Press Release

DOUBT, A PARABLE

by John Patrick Shanley
Directed by Barbara Evans
Show Dates: October 10,11,16,17,18 at 8:00 pm October 12 at 2:00pm
All Tickets $15.00 (Not included in any subscription series)
For reservations and information call 249-0289

We trust those with power and authority. We trust them to be honest. We trust them to protect us. Sometimes there are things they cannot tell us, but when they deceive us, they shake our faith. Sometimes doubt can strengthen our faith as we choose to reject temptation, but sometimes doubt brings down what we previously believed to be pillars of authority. Doubt can be a bond as powerful and sustaining as certainty.--- Father Flynn in the sermon with which Doubt opens.

Rarely a month went by without fresh reports about the Roman Catholic Church and its attempts to cover up the child-abuse cases brought (often decades after the fact) against priests. Committed as it is to the idea of divine forgiveness and the second chance proffered to the least of sinners, does the Church have the right to cheat the state of evidence that might bring the abusers to justice?
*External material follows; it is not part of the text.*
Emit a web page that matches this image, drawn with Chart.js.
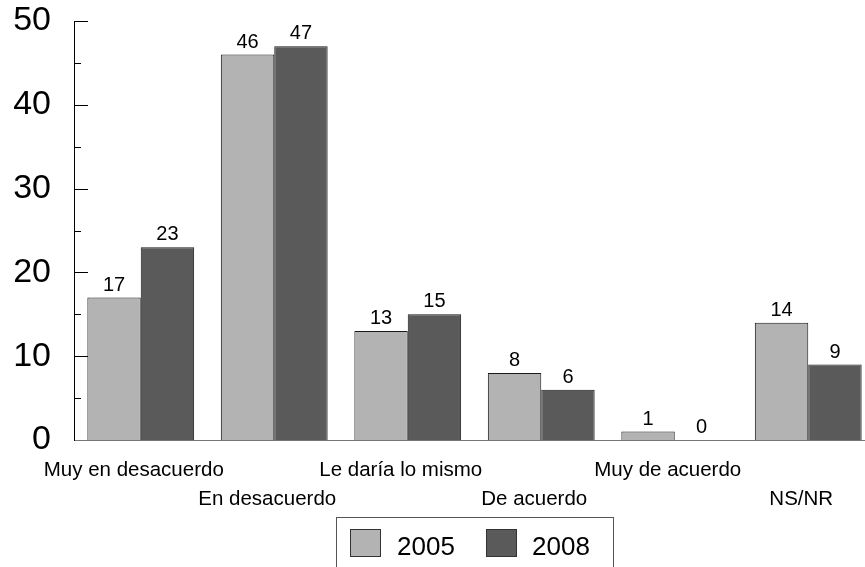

Director and Players by the Sea Board of Director member Barbara Evans (Batting Cage, Coyote on a Fence, Suddenly Last Summer and Dead Eye Boy) assembled a powerhouse of Jacksonville actors to flesh out this sensitive and gripping drama.
It's intriguing that Doubt: A Parable which won the Tony and Pulitzer prizes in 2005, opts for the dimensions of a chamber piece and comes at the topic from an unusual angle. The play dramatizes a battle of wills between its main character, Sister Aloysius, played by Robyn Neal (Cabaret, The Lion in Winter and Three Tall Women) the redoubtable old-style head of a mixed Catholic school, and Father Flynn played by Michael Lipp (Children of a Lesser God, Once Upon a Mattress, and I Never Sang for My Father), the charismatic priest and basketball coach whom she suspects of interfering with 12-year-old Donald Mueller, the school's first black pupil.

Caught between the two is a young, idealistic nun Sister James played by JU Senior Laura Peterson (Picasso at the Lapin Agile, The Grapes of Wrath, Lysistrata, Dog Sees God) who imparts the ambiguous information that causes the clash and the muted upheaval. Melody Patterson Jackson, (Raisin in the Sun, Blues in the Night, Cavedweller) who plays Mrs. Muller, the boy’s mother, completes the cast. In one of the play's best and least expected confrontations; she refuses to be scandalized by the supposed revelations and supports Flynn's protective friendship with her son. We never meet Donald and never know whose take on the situation is the most accurate – or least inaccurate.

Even more interesting is the playwright's ambivalent response to Sister Aloysius, which brings her alive as a watchful, leathery-with-experience, wryly conservative stickler for impersonal values – such as the idea that a teacher should not be a bleeding-heart performer but the catalyst that causes the pupils to perform.
The play is deft at showing how the battle between nun and priest exemplifies a larger ideological conflict. It also makes you aware that Sister Aloysius is frustrated by an institution in which priests always take precedence, even though nuns are often required to be twice the men that they are.